** begin SUPPLIED INFORMATION **

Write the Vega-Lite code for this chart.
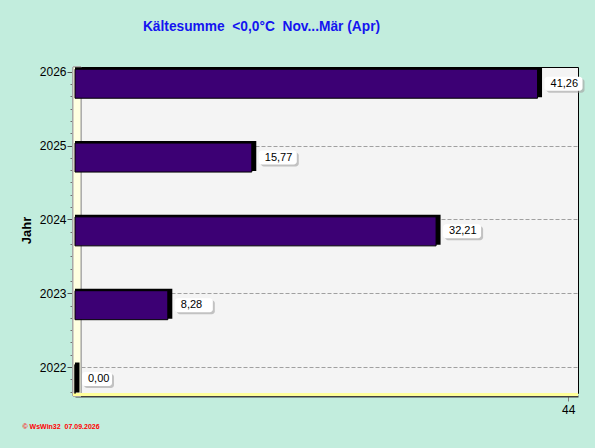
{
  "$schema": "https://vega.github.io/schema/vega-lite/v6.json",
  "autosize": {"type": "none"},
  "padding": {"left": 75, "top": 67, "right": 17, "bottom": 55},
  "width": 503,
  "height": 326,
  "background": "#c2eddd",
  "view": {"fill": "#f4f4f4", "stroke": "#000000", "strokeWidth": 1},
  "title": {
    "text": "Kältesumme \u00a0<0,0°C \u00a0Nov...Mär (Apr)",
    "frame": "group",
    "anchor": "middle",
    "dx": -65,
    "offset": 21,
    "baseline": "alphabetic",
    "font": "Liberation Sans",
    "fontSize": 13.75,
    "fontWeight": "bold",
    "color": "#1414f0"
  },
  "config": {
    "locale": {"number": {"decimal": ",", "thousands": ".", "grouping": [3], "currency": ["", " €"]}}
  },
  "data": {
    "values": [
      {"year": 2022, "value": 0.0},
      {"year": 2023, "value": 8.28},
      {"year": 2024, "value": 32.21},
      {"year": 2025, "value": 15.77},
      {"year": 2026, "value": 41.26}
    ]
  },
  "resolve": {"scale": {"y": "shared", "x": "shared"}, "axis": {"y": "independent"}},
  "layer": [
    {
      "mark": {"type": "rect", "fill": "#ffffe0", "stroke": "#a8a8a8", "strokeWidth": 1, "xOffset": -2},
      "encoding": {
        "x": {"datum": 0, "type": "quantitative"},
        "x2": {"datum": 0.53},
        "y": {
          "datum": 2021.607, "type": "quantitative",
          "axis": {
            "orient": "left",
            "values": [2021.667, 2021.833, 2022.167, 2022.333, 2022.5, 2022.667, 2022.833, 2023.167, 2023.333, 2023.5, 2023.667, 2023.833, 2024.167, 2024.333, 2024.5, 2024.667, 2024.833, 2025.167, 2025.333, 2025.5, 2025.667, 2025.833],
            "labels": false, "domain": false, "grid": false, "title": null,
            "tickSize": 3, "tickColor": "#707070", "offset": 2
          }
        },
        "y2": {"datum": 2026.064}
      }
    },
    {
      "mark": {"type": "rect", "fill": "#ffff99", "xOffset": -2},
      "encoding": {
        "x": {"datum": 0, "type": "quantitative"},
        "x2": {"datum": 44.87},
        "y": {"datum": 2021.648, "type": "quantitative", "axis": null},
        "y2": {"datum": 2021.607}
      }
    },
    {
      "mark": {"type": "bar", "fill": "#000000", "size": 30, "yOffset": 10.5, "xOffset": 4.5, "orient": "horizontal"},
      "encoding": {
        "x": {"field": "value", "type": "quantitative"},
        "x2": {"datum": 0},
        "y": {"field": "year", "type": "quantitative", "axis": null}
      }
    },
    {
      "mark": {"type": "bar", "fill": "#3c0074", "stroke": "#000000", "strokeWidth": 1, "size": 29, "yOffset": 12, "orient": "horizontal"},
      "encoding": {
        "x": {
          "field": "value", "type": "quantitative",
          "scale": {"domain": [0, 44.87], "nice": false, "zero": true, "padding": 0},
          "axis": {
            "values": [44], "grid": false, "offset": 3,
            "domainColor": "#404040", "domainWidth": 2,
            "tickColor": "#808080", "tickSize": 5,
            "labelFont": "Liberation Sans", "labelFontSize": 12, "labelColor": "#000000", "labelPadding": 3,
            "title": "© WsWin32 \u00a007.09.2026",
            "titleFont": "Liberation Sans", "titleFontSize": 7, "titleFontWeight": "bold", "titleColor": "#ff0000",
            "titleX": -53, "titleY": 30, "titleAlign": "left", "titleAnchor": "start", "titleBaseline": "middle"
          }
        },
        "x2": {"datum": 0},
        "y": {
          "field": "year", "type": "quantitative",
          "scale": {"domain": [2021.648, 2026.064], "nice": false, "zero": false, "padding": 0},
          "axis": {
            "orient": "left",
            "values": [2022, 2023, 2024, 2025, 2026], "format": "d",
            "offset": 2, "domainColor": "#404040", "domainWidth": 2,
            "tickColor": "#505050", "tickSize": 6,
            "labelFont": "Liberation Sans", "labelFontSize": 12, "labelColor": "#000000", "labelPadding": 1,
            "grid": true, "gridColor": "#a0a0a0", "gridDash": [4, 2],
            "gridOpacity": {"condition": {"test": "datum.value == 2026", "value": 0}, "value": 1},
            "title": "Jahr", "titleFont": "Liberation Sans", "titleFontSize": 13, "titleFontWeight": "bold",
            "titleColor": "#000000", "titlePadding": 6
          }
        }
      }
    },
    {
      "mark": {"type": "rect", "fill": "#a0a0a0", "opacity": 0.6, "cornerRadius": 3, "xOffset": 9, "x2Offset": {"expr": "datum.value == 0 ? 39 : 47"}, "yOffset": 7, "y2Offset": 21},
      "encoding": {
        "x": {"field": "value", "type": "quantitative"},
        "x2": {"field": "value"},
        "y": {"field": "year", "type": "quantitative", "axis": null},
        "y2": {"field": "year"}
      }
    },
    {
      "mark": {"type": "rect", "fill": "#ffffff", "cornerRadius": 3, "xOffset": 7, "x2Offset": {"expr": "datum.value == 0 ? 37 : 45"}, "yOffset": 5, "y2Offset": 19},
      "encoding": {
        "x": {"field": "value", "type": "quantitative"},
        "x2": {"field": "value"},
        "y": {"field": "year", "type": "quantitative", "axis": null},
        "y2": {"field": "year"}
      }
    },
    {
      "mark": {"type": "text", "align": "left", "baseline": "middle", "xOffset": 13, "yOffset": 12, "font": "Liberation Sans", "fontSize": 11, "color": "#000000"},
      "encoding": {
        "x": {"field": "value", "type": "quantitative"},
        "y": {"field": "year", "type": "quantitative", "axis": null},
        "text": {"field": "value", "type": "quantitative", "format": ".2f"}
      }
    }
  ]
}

** end SUPPLIED INFORMATION **

Give the data above again in full and unchanged, skipping the pictures.

WRITTEN ANSWER =
Write the Vega-Lite code for this chart.
{
  "$schema": "https://vega.github.io/schema/vega-lite/v6.json",
  "autosize": {"type": "none"},
  "padding": {"left": 75, "top": 67, "right": 17, "bottom": 55},
  "width": 503,
  "height": 326,
  "background": "#c2eddd",
  "view": {"fill": "#f4f4f4", "stroke": "#000000", "strokeWidth": 1},
  "title": {
    "text": "Kältesumme \u00a0<0,0°C \u00a0Nov...Mär (Apr)",
    "frame": "group",
    "anchor": "middle",
    "dx": -65,
    "offset": 21,
    "baseline": "alphabetic",
    "font": "Liberation Sans",
    "fontSize": 13.75,
    "fontWeight": "bold",
    "color": "#1414f0"
  },
  "config": {
    "locale": {"number": {"decimal": ",", "thousands": ".", "grouping": [3], "currency": ["", " €"]}}
  },
  "data": {
    "values": [
      {"year": 2022, "value": 0.0},
      {"year": 2023, "value": 8.28},
      {"year": 2024, "value": 32.21},
      {"year": 2025, "value": 15.77},
      {"year": 2026, "value": 41.26}
    ]
  },
  "resolve": {"scale": {"y": "shared", "x": "shared"}, "axis": {"y": "independent"}},
  "layer": [
    {
      "mark": {"type": "rect", "fill": "#ffffe0", "stroke": "#a8a8a8", "strokeWidth": 1, "xOffset": -2},
      "encoding": {
        "x": {"datum": 0, "type": "quantitative"},
        "x2": {"datum": 0.53},
        "y": {
          "datum": 2021.607, "type": "quantitative",
          "axis": {
            "orient": "left",
            "values": [2021.667, 2021.833, 2022.167, 2022.333, 2022.5, 2022.667, 2022.833, 2023.167, 2023.333, 2023.5, 2023.667, 2023.833, 2024.167, 2024.333, 2024.5, 2024.667, 2024.833, 2025.167, 2025.333, 2025.5, 2025.667, 2025.833],
            "labels": false, "domain": false, "grid": false, "title": null,
            "tickSize": 3, "tickColor": "#707070", "offset": 2
          }
        },
        "y2": {"datum": 2026.064}
      }
    },
    {
      "mark": {"type": "rect", "fill": "#ffff99", "xOffset": -2},
      "encoding": {
        "x": {"datum": 0, "type": "quantitative"},
        "x2": {"datum": 44.87},
        "y": {"datum": 2021.648, "type": "quantitative", "axis": null},
        "y2": {"datum": 2021.607}
      }
    },
    {
      "mark": {"type": "bar", "fill": "#000000", "size": 30, "yOffset": 10.5, "xOffset": 4.5, "orient": "horizontal"},
      "encoding": {
        "x": {"field": "value", "type": "quantitative"},
        "x2": {"datum": 0},
        "y": {"field": "year", "type": "quantitative", "axis": null}
      }
    },
    {
      "mark": {"type": "bar", "fill": "#3c0074", "stroke": "#000000", "strokeWidth": 1, "size": 29, "yOffset": 12, "orient": "horizontal"},
      "encoding": {
        "x": {
          "field": "value", "type": "quantitative",
          "scale": {"domain": [0, 44.87], "nice": false, "zero": true, "padding": 0},
          "axis": {
            "values": [44], "grid": false, "offset": 3,
            "domainColor": "#404040", "domainWidth": 2,
            "tickColor": "#808080", "tickSize": 5,
            "labelFont": "Liberation Sans", "labelFontSize": 12, "labelColor": "#000000", "labelPadding": 3,
            "title": "© WsWin32 \u00a007.09.2026",
            "titleFont": "Liberation Sans", "titleFontSize": 7, "titleFontWeight": "bold", "titleColor": "#ff0000",
            "titleX": -53, "titleY": 30, "titleAlign": "left", "titleAnchor": "start", "titleBaseline": "middle"
          }
        },
        "x2": {"datum": 0},
        "y": {
          "field": "year", "type": "quantitative",
          "scale": {"domain": [2021.648, 2026.064], "nice": false, "zero": false, "padding": 0},
          "axis": {
            "orient": "left",
            "values": [2022, 2023, 2024, 2025, 2026], "format": "d",
            "offset": 2, "domainColor": "#404040", "domainWidth": 2,
            "tickColor": "#505050", "tickSize": 6,
            "labelFont": "Liberation Sans", "labelFontSize": 12, "labelColor": "#000000", "labelPadding": 1,
            "grid": true, "gridColor": "#a0a0a0", "gridDash": [4, 2],
            "gridOpacity": {"condition": {"test": "datum.value == 2026", "value": 0}, "value": 1},
            "title": "Jahr", "titleFont": "Liberation Sans", "titleFontSize": 13, "titleFontWeight": "bold",
            "titleColor": "#000000", "titlePadding": 6
          }
        }
      }
    },
    {
      "mark": {"type": "rect", "fill": "#a0a0a0", "opacity": 0.6, "cornerRadius": 3, "xOffset": 9, "x2Offset": {"expr": "datum.value == 0 ? 39 : 47"}, "yOffset": 7, "y2Offset": 21},
      "encoding": {
        "x": {"field": "value", "type": "quantitative"},
        "x2": {"field": "value"},
        "y": {"field": "year", "type": "quantitative", "axis": null},
        "y2": {"field": "year"}
      }
    },
    {
      "mark": {"type": "rect", "fill": "#ffffff", "cornerRadius": 3, "xOffset": 7, "x2Offset": {"expr": "datum.value == 0 ? 37 : 45"}, "yOffset": 5, "y2Offset": 19},
      "encoding": {
        "x": {"field": "value", "type": "quantitative"},
        "x2": {"field": "value"},
        "y": {"field": "year", "type": "quantitative", "axis": null},
        "y2": {"field": "year"}
      }
    },
    {
      "mark": {"type": "text", "align": "left", "baseline": "middle", "xOffset": 13, "yOffset": 12, "font": "Liberation Sans", "fontSize": 11, "color": "#000000"},
      "encoding": {
        "x": {"field": "value", "type": "quantitative"},
        "y": {"field": "year", "type": "quantitative", "axis": null},
        "text": {"field": "value", "type": "quantitative", "format": ".2f"}
      }
    }
  ]
}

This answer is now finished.